Declaro haber sido tratado con generosidad en la Universidad Agraria y lamento que haya sido la institución a la que más limitadamente he servido por ajenas circunstancias. Aquí, en la Agraria fui miembro de un Consejo de Facultad y pude comprobar cuán fecunda y necesaria es la intervención de los alumnos en el gobierno de la universidad.  

Fui testigo de cómo delegados estudiantes fanatizados y algo brutales fueron siendo ganados por el sentido común y el espíritu universitario cuando los profesores en lugar de reaccionar sólo con la indignación lo hacían con la mayor serenidad, energía e inteligencia.  

Yo no tengo ya, desventuradamente, experiencia personal sobre lo ocurrido durante los trece meses últimos que he estado ausente, pero creo que acaso los cambios hayan sido tan radicales. Espero, creo, que la universidad no será destruida jamás; que de la actual crisis se alzará más perfeccionada y con mayor lucidez y energía hasta cumplir su misión. 

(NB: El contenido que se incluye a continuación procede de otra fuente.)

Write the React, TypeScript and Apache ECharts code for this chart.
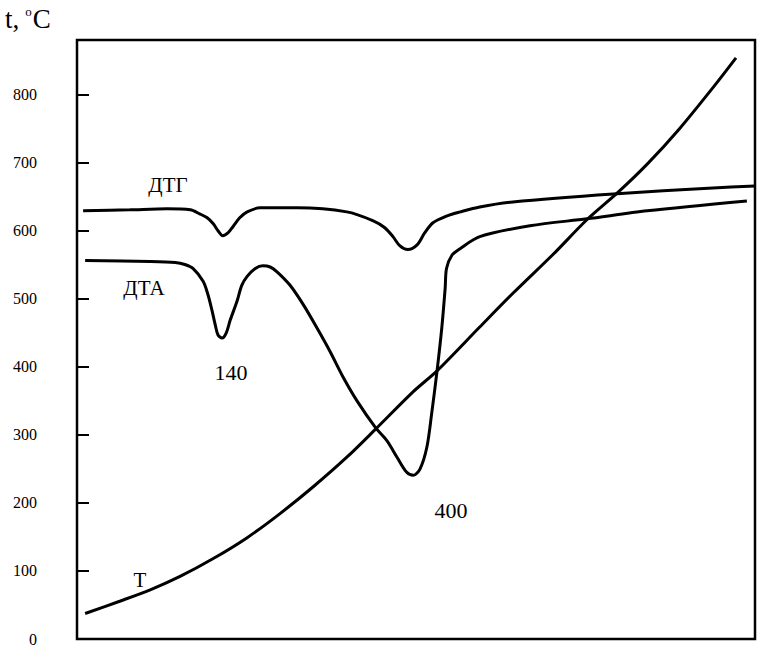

Las crisis se resuelven mejorando la salud de los vivientes y nunca antes la Universidad ha representado más ni tan profundamente la vida del Perú. Un pueblo no es mortal y el Perú es un cuerpo cargado de poderosa, sabia y ardiente vida, impaciente por realizarse; la universidad debe orientarla con lucidez, «sin rabia», como habría dicho Inkari, y los estudiantes están atacados de rabia en ninguna parte, sino de generosidad impaciente, y los maestros verdaderos obran con generosidad sabia y paciente. ¡La rabia no! Dispensadme estas póstumas reflexiones.  

He vivido atento a los latidos de nuestro país. Dispensadme que haya elegido esta casa para pasar, algo desagradablemente, a la cesantía. Si es posible, acompañadme en armonía de fuerzas que, por muy contrarias que sean, en la universidad y acaso sólo en ella, puedan alimentar el conocimiento.